Leave the pictures out and retype the lines from the beginning through the line with "const panelTitles = ['wl", both ends included.

--- start of INFORMATION SHOWN ---

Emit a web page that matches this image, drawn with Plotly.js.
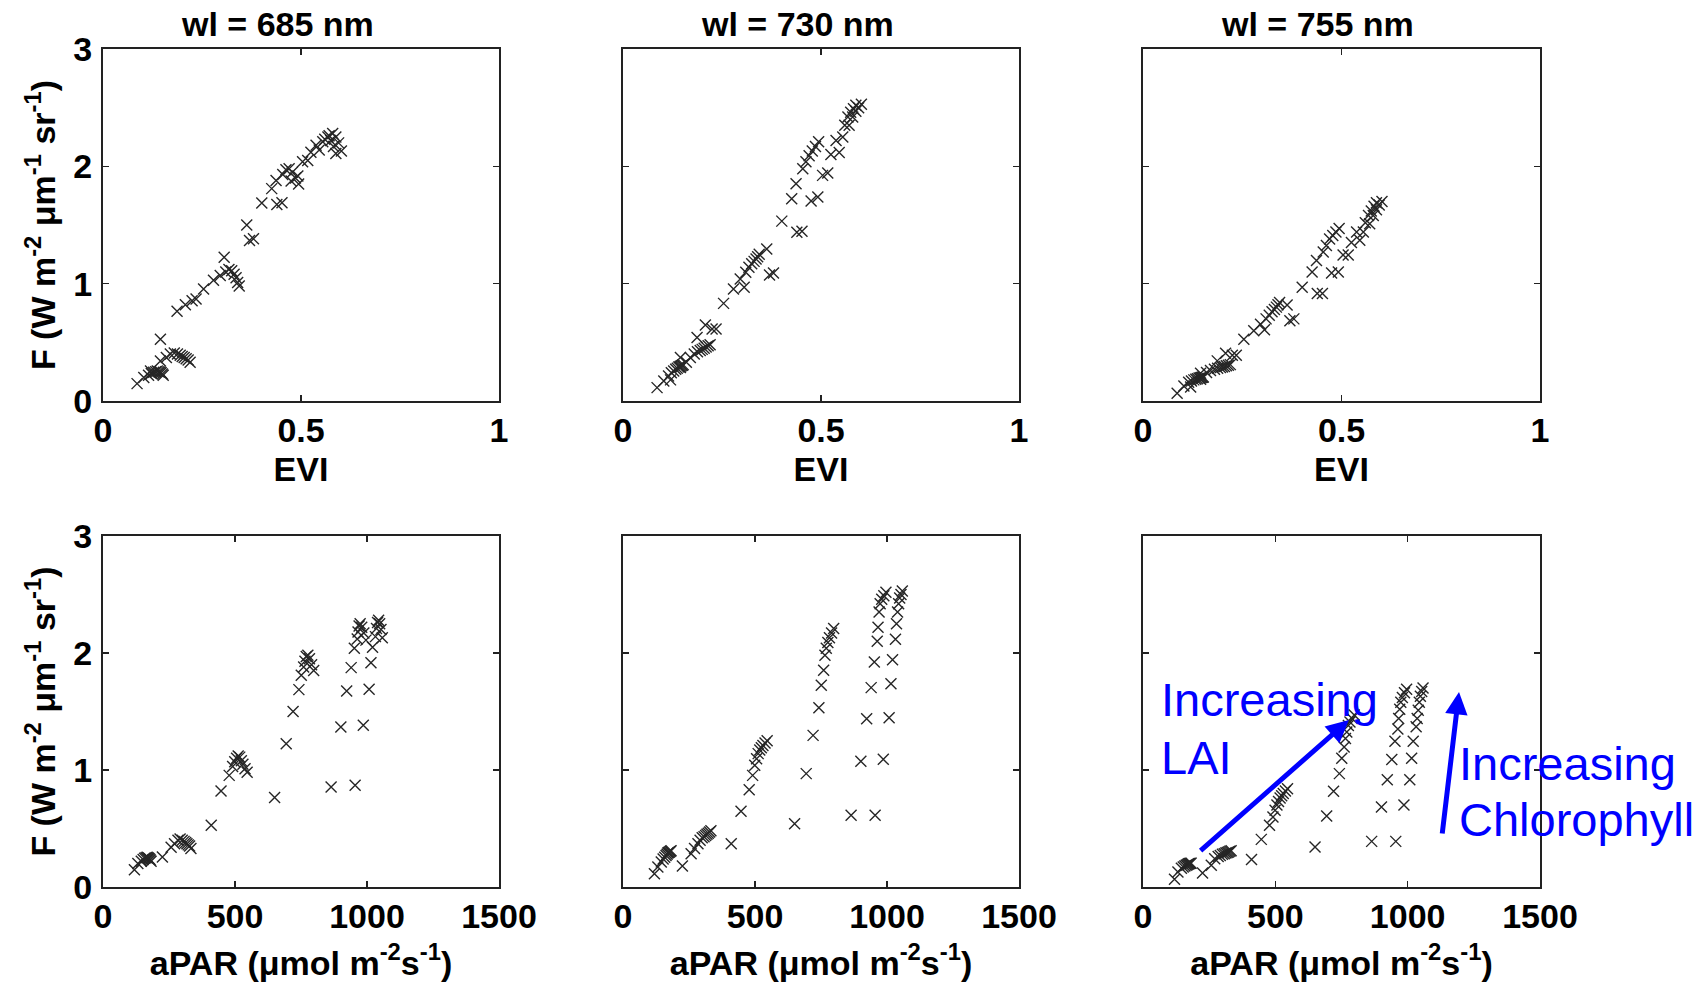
<!DOCTYPE html>
<html>
<head>
<meta charset="utf-8">
<script src="https://cdn.plot.ly/plotly-3.0.1.min.js"></script>
<style>
html, body { margin: 0; padding: 0; background: #ffffff; }
#chart { width: 1699px; height: 986px; }
</style>
</head>
<body>
<div id="chart"></div>
<script>
// ---- Data (6 LAI groups x 12 chlorophyll levels, one row per LAI group) ----
const panelTitles = ['wl = 685 nm', 'wl = 730 nm', 'wl = 755 nm'];

const evi = [
  0.086, 0.103, 0.115, 0.122, 0.128, 0.133, 0.137, 0.141, 0.144, 0.147, 0.150, 0.152,
  0.120, 0.145, 0.160, 0.170, 0.180, 0.188, 0.195, 0.200, 0.205, 0.210, 0.215, 0.220,
  0.145, 0.208, 0.254, 0.279, 0.296, 0.310, 0.318, 0.325, 0.331, 0.336, 0.340, 0.344,
  0.187, 0.306, 0.363, 0.401, 0.426, 0.437, 0.454, 0.462, 0.470, 0.478, 0.486, 0.494,
  0.225, 0.370, 0.439, 0.475, 0.504, 0.525, 0.538, 0.560, 0.568, 0.575, 0.582, 0.588,
  0.235, 0.380, 0.452, 0.492, 0.517, 0.546, 0.555, 0.571, 0.580, 0.588, 0.595, 0.602
];

const apar = [
  119, 132, 145, 152, 158, 163, 167, 170, 173, 176, 179, 182,
  225, 258, 271, 284, 292, 300, 307, 313, 318, 323, 328, 333,
  410, 447, 478, 491, 499, 506, 512, 518, 524, 530, 538, 546,
  650, 694, 720, 742, 751, 760, 765, 770, 776, 782, 790, 798,
  864, 901, 923, 940, 952, 963, 966, 970, 974, 980, 988, 996,
  955, 986, 1008, 1015, 1021, 1032, 1036, 1040, 1044, 1048, 1053, 1058
];

const f685 = [
  0.148, 0.200, 0.220, 0.235, 0.245, 0.250, 0.255, 0.250, 0.245, 0.240, 0.230, 0.220,
  0.256, 0.340, 0.370, 0.400, 0.410, 0.400, 0.390, 0.380, 0.370, 0.360, 0.350, 0.330,
  0.527, 0.820, 0.954, 1.030, 1.070, 1.100, 1.120, 1.110, 1.080, 1.050, 1.010, 0.980,
  0.764, 1.225, 1.500, 1.687, 1.810, 1.880, 1.930, 1.970, 1.980, 1.950, 1.900, 1.850,
  0.855, 1.368, 1.675, 1.875, 2.040, 2.120, 2.180, 2.230, 2.250, 2.220, 2.170, 2.110,
  0.869, 1.382, 1.690, 1.917, 2.050, 2.140, 2.210, 2.260, 2.280, 2.250, 2.200, 2.130
];

const f730 = [
  0.114, 0.171, 0.214, 0.240, 0.255, 0.270, 0.280, 0.290, 0.295, 0.300, 0.305, 0.310,
  0.180, 0.285, 0.330, 0.370, 0.400, 0.420, 0.430, 0.440, 0.450, 0.460, 0.470, 0.480,
  0.370, 0.647, 0.832, 0.954, 1.040, 1.097, 1.140, 1.170, 1.190, 1.210, 1.230, 1.250,
  0.541, 0.969, 1.296, 1.533, 1.724, 1.852, 1.980, 2.040, 2.090, 2.130, 2.170, 2.210,
  0.613, 1.074, 1.439, 1.704, 1.923, 2.100, 2.220, 2.350, 2.420, 2.460, 2.490, 2.520,
  0.613, 1.091, 1.447, 1.738, 1.943, 2.117, 2.250, 2.350, 2.420, 2.470, 2.500, 2.530
];

const f755 = [
  0.066, 0.128, 0.160, 0.170, 0.180, 0.185, 0.190, 0.195, 0.198, 0.200, 0.202, 0.204,
  0.120, 0.185, 0.242, 0.260, 0.270, 0.280, 0.285, 0.290, 0.295, 0.300, 0.305, 0.310,
  0.236, 0.407, 0.527, 0.598, 0.655, 0.700, 0.730, 0.760, 0.780, 0.800, 0.820, 0.840,
  0.342, 0.607, 0.818, 0.969, 1.100, 1.197, 1.270, 1.325, 1.380, 1.410, 1.440, 1.470,
  0.390, 0.684, 0.917, 1.090, 1.245, 1.350, 1.440, 1.520, 1.580, 1.620, 1.660, 1.690,
  0.390, 0.700, 0.917, 1.100, 1.245, 1.370, 1.440, 1.510, 1.580, 1.630, 1.670, 1.700
];

const eviTicks = [0, 0.5, 1];
const aparTicks = [0, 500, 1000, 1500];
const fTicks = [0, 1, 2, 3];

const fSeries = [f685, f730, f755];

// ---- Layout helpers ----
const FONT = 'Liberation Sans, Arial, Helvetica, sans-serif';
const W = 1699, H = 986;
const colPx = [[103, 499], [623, 1019], [1143, 1540]];
const rowPx = [[49, 401], [536, 887]];
const titleX = [277, 797, 1317];
const txtFont = {family: FONT, size: 34, color: '#000000', weight: 'bold'};

const traces = [];
const layout = {
  width: W, height: H,
  margin: {l: 0, r: 0, t: 0, b: 0},
  paper_bgcolor: '#ffffff',
  plot_bgcolor: '#ffffff',
  showlegend: false,
  font: {family: FONT, size: 34, color: '#000000'},
  annotations: []
};

const markerStyle = {
  symbol: 'x-thin',
  size: 11,
  color: '#262626',
  line: {width: 1.4, color: '#262626'}
};

for (let r = 0; r < 2; r++) {
  for (let c = 0; c < 3; c++) {
    const n = r * 3 + c + 1;
    const xs = r === 0 ? evi : apar;
    traces.push({
      type: 'scatter', mode: 'markers',
      x: xs, y: fSeries[c],
      xaxis: 'x' + n, yaxis: 'y' + n,
      marker: markerStyle,
      hoverinfo: 'skip'
    });
    const common = {
      ticks: 'inside', ticklen: 6, tickwidth: 1.5, tickcolor: '#222222',
      showline: true, linecolor: '#222222', linewidth: 2, mirror: 'ticks',
      showgrid: false, zeroline: false,
      tickfont: txtFont
    };
    layout['xaxis' + n] = Object.assign({}, common, {
      domain: [colPx[c][0] / W, colPx[c][1] / W],
      anchor: 'y' + n,
      range: r === 0 ? [0, 1] : [0, 1500],
      tickvals: r === 0 ? eviTicks : aparTicks,
      ticklabelstandoff: -2,
      title: {
        text: r === 0 ? 'EVI' : 'aPAR (μmol m<sup>-2</sup>s<sup>-1</sup>)',
        font: txtFont,
        standoff: r === 0 ? 9 : 17
      }
    });
    layout['yaxis' + n] = Object.assign({}, common, {
      domain: [1 - rowPx[r][1] / H, 1 - rowPx[r][0] / H],
      anchor: 'x' + n,
      range: [0, 3],
      tickvals: fTicks,
      showticklabels: c === 0,
      ticklabelstandoff: 2,
      title: c === 0 ? {
        text: 'F (W m<sup>-2</sup> μm<sup>-1</sup> sr<sup>-1</sup>)',
        font: txtFont,
        standoff: 7
      } : {text: ''}
    });
  }
}

// Panel titles
for (let c = 0; c < 3; c++) {
  layout.annotations.push({
    xref: 'paper', yref: 'paper',
    x: titleX[c] / W, y: 1 - 24 / H,
    xanchor: 'center', yanchor: 'middle',
    text: panelTitles[c], showarrow: false,
    font: txtFont
  });
}

// Blue explanatory text and arrows (last panel)
const blue = '#0000ff';
const blueFont = {family: FONT, size: 47, color: blue};
layout.annotations.push(
  {xref: 'paper', yref: 'paper', x: 1159 / W, y: 1 - 699 / H, xanchor: 'left', yanchor: 'middle',
   text: 'Increasing', showarrow: false, font: blueFont},
  {xref: 'paper', yref: 'paper', x: 1159 / W, y: 1 - 757 / H, xanchor: 'left', yanchor: 'middle',
   text: 'LAI', showarrow: false, font: blueFont},
  {xref: 'paper', yref: 'paper', x: 1457 / W, y: 1 - 763 / H, xanchor: 'left', yanchor: 'middle',
   text: 'Increasing', showarrow: false, font: blueFont},
  {xref: 'paper', yref: 'paper', x: 1457 / W, y: 1 - 819 / H, xanchor: 'left', yanchor: 'middle',
   text: 'Chlorophyll', showarrow: false, font: blueFont},
  {xref: 'x6', yref: 'y6', axref: 'x6', ayref: 'y6',
   x: 778, y: 1.427, ax: 212, ay: 0.30, text: '', showarrow: true,
   arrowhead: 2, arrowsize: 0.9, arrowwidth: 5, arrowcolor: blue, standoff: 0, startstandoff: 0},
  {xref: 'x6', yref: 'y6', axref: 'x6', ayref: 'y6',
   x: 1194, y: 1.667, ax: 1130, ay: 0.444, text: '', showarrow: true,
   arrowhead: 2, arrowsize: 0.9, arrowwidth: 5, arrowcolor: blue, standoff: 0, startstandoff: 0}
);

Plotly.newPlot('chart', traces, layout, {displayModeBar: false, staticPlot: true});
</script>
</body>
</html>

--- end of INFORMATION SHOWN ---

> THE OUTPUT:
Emit a web page that matches this image, drawn with Plotly.js.
<!DOCTYPE html>
<html>
<head>
<meta charset="utf-8">
<script src="https://cdn.plot.ly/plotly-3.0.1.min.js"></script>
<style>
html, body { margin: 0; padding: 0; background: #ffffff; }
#chart { width: 1699px; height: 986px; }
</style>
</head>
<body>
<div id="chart"></div>
<script>
// ---- Data (6 LAI groups x 12 chlorophyll levels, one row per LAI group) ----
const panelTitles = ['wl = 685 nm', 'wl = 730 nm', 'wl = 755 nm'];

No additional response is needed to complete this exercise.